CHALLENGE — Print the material below exactly as it stands, please, from its first line to the line holding "7.13, 8.22, 8.43]", with no pictures.

MATERIAL SHOWN —
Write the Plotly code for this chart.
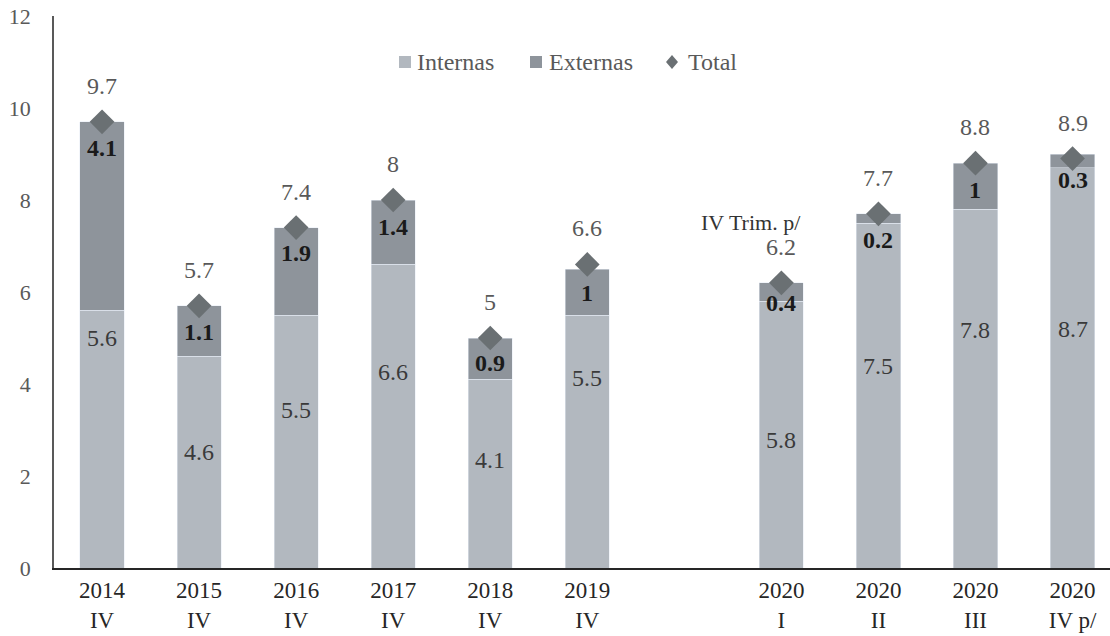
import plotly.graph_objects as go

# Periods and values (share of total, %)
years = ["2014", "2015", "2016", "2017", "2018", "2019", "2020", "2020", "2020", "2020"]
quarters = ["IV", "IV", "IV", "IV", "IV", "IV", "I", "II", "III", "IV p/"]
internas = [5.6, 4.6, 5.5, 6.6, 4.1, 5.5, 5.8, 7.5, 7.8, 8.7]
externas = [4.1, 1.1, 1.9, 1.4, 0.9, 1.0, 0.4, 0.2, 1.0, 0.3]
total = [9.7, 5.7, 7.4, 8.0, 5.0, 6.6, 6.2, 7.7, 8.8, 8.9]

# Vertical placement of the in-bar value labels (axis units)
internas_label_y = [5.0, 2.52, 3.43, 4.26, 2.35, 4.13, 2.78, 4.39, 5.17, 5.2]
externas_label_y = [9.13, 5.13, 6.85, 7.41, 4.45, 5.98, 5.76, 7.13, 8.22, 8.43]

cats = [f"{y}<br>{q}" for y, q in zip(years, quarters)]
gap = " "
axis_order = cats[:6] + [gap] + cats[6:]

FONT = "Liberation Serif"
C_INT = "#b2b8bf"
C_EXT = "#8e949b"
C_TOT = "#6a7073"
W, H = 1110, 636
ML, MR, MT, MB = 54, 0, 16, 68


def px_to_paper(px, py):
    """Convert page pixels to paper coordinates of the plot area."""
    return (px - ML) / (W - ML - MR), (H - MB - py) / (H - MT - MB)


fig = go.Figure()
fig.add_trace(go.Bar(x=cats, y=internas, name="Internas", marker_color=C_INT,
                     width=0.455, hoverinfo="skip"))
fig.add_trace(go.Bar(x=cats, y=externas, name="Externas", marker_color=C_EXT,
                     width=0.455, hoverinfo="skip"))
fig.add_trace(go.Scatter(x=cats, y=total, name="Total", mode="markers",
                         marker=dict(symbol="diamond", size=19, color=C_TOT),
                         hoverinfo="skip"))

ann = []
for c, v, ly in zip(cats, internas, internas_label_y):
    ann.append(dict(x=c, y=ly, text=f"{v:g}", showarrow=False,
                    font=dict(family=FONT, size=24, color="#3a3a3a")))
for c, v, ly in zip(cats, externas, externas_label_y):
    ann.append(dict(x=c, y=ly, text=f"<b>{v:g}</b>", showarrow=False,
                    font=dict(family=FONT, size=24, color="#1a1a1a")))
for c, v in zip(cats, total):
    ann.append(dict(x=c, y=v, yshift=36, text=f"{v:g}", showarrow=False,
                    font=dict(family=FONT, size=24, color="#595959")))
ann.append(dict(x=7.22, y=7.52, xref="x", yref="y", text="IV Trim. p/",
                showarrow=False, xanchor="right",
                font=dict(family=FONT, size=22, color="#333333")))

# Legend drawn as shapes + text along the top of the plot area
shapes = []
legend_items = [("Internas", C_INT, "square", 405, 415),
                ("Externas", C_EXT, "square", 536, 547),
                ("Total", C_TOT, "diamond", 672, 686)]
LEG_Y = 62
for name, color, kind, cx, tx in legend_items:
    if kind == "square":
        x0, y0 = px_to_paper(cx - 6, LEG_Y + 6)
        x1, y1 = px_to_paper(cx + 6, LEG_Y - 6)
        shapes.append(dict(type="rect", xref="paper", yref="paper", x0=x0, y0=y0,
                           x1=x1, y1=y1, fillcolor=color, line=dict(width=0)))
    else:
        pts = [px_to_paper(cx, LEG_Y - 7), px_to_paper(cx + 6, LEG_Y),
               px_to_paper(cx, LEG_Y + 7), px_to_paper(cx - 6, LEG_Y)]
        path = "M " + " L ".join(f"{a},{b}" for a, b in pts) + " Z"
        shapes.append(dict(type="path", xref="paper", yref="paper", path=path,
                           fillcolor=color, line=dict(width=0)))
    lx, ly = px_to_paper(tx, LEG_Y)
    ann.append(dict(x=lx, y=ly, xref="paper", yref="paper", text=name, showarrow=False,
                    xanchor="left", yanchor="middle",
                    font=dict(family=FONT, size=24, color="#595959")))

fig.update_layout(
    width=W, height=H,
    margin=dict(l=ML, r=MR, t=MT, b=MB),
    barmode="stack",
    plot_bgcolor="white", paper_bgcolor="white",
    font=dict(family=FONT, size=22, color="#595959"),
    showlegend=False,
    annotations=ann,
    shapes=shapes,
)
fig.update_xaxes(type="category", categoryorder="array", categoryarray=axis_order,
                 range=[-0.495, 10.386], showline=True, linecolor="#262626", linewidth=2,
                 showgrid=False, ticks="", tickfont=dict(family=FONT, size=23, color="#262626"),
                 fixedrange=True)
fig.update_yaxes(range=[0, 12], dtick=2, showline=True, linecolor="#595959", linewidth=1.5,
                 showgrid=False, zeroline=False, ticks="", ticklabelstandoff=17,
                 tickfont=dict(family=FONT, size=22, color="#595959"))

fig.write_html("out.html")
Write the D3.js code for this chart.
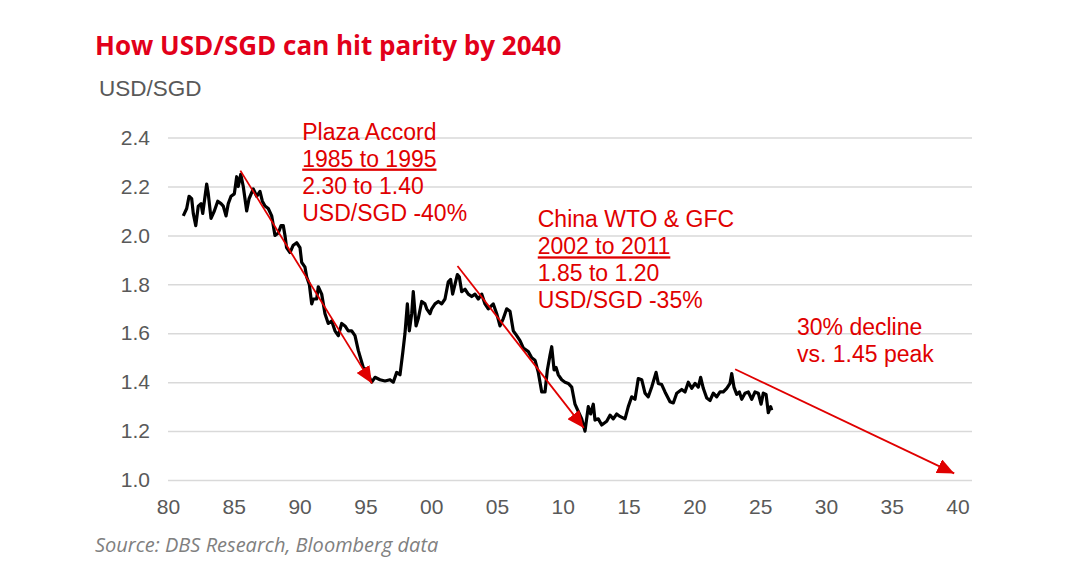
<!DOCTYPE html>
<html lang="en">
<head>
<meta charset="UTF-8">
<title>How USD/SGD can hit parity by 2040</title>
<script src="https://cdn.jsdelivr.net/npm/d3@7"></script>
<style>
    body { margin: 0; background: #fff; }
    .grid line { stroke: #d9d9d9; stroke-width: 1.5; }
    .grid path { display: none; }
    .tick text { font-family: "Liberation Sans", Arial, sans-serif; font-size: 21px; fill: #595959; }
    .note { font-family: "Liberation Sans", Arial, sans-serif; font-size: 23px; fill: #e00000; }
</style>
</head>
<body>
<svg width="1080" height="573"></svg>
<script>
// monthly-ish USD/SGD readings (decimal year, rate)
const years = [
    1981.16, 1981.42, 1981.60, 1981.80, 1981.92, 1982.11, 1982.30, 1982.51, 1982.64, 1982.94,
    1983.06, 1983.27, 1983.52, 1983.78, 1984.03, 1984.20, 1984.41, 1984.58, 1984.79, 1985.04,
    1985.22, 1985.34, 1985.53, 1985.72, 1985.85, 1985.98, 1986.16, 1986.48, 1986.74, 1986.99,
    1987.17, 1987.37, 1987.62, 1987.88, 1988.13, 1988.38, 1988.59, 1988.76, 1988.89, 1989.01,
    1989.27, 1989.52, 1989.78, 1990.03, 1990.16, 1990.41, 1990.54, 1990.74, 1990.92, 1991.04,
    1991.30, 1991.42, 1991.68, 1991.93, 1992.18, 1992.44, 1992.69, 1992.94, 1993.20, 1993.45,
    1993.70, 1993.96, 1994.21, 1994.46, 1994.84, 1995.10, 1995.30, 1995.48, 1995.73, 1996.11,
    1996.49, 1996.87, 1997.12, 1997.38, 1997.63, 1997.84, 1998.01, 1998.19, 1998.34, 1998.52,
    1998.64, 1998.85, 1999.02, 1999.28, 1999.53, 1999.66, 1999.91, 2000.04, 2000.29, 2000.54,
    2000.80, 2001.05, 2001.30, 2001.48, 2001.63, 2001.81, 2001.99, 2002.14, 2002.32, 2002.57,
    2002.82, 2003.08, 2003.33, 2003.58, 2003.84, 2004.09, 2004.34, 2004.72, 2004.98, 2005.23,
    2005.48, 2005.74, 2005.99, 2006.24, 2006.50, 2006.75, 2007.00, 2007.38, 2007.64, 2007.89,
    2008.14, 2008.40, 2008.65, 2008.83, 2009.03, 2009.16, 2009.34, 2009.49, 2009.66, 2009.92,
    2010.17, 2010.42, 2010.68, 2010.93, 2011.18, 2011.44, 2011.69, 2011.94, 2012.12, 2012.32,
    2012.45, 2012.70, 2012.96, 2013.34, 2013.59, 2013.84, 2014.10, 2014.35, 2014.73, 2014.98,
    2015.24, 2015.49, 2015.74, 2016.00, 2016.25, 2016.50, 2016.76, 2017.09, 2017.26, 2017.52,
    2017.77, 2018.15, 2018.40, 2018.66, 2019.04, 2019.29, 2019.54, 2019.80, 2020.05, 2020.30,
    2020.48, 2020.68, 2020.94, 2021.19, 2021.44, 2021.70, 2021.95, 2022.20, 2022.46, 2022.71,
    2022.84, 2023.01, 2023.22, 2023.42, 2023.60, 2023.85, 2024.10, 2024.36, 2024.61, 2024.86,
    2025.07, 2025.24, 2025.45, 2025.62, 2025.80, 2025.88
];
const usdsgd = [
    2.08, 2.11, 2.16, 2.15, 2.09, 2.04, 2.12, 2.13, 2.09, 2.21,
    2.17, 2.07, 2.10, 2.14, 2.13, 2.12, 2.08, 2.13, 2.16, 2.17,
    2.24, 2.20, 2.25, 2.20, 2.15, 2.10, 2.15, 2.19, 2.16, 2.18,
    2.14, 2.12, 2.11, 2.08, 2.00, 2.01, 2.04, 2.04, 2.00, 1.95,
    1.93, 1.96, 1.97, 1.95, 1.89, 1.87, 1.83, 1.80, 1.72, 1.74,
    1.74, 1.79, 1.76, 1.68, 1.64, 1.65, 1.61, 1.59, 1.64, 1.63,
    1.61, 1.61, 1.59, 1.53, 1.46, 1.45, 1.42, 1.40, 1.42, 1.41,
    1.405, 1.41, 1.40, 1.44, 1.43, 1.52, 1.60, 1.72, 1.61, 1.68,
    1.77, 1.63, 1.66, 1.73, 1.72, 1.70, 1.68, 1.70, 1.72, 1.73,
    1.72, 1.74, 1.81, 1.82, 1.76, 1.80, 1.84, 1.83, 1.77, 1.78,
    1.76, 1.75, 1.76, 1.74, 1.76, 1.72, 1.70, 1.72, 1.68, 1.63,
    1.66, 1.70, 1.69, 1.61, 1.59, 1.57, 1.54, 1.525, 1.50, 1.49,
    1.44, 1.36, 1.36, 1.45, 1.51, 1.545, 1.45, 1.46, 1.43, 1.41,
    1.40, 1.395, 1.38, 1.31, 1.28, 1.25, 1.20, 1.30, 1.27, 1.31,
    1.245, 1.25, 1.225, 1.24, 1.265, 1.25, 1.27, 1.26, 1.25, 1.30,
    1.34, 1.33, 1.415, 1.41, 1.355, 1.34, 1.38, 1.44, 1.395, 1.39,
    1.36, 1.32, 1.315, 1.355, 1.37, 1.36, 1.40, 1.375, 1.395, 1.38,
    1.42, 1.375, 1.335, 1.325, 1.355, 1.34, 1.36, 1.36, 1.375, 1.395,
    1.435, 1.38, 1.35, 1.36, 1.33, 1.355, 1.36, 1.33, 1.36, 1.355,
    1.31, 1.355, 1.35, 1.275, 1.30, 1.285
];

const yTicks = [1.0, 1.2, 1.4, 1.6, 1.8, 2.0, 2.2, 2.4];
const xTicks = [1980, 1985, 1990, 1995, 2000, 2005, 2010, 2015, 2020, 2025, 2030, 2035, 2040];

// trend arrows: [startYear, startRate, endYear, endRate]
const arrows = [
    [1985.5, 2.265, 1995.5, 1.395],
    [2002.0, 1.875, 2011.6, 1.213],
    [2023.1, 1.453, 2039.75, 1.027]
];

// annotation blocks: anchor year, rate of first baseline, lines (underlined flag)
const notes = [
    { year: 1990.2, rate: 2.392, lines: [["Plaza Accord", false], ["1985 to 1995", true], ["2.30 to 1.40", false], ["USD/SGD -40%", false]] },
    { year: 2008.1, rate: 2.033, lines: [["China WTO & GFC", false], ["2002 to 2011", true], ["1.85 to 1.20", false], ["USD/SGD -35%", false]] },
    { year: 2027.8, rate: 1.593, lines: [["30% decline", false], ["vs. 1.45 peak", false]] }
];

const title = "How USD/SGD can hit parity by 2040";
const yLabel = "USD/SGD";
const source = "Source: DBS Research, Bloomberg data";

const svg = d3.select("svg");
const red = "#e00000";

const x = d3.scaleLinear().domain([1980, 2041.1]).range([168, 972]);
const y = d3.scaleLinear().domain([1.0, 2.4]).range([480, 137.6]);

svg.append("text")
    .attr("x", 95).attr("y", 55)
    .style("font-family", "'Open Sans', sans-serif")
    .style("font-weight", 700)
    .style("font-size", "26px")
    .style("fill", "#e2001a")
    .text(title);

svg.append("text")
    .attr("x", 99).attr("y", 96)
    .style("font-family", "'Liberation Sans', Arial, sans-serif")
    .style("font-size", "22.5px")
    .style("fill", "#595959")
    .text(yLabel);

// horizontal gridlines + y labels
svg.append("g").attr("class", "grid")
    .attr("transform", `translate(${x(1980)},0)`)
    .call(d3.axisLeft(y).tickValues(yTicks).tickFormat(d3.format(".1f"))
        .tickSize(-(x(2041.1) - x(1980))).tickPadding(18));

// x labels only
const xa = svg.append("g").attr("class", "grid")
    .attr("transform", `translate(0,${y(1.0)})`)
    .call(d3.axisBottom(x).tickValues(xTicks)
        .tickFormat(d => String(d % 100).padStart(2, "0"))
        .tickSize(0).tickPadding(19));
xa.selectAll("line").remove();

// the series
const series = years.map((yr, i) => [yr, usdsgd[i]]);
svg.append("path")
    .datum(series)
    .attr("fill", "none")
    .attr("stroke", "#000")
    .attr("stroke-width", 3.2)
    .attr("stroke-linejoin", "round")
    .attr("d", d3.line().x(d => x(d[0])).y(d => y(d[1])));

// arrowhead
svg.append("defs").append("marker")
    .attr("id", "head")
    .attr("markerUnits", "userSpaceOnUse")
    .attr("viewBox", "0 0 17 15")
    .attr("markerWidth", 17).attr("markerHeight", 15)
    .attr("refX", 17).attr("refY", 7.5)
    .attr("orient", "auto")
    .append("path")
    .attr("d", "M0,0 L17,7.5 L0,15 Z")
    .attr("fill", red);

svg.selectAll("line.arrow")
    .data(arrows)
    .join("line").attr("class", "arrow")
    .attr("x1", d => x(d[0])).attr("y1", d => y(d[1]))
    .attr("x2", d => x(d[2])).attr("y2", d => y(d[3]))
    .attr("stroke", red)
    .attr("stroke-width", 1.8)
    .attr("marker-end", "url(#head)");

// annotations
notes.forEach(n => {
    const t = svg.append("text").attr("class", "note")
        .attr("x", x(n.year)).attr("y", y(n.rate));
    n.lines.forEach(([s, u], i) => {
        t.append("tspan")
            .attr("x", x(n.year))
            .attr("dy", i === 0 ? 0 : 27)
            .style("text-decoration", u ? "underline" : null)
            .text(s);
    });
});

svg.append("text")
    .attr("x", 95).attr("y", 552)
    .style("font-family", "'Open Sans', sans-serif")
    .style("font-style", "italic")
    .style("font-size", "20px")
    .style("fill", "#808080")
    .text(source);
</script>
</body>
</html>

SOLUTION TO THIS EXERCISE —
Write the Plotly code for this chart.
import plotly.graph_objects as go

# Periods and values (share of total, %)
years = ["2014", "2015", "2016", "2017", "2018", "2019", "2020", "2020", "2020", "2020"]
quarters = ["IV", "IV", "IV", "IV", "IV", "IV", "I", "II", "III", "IV p/"]
internas = [5.6, 4.6, 5.5, 6.6, 4.1, 5.5, 5.8, 7.5, 7.8, 8.7]
externas = [4.1, 1.1, 1.9, 1.4, 0.9, 1.0, 0.4, 0.2, 1.0, 0.3]
total = [9.7, 5.7, 7.4, 8.0, 5.0, 6.6, 6.2, 7.7, 8.8, 8.9]

# Vertical placement of the in-bar value labels (axis units)
internas_label_y = [5.0, 2.52, 3.43, 4.26, 2.35, 4.13, 2.78, 4.39, 5.17, 5.2]
externas_label_y = [9.13, 5.13, 6.85, 7.41, 4.45, 5.98, 5.76, 7.13, 8.22, 8.43]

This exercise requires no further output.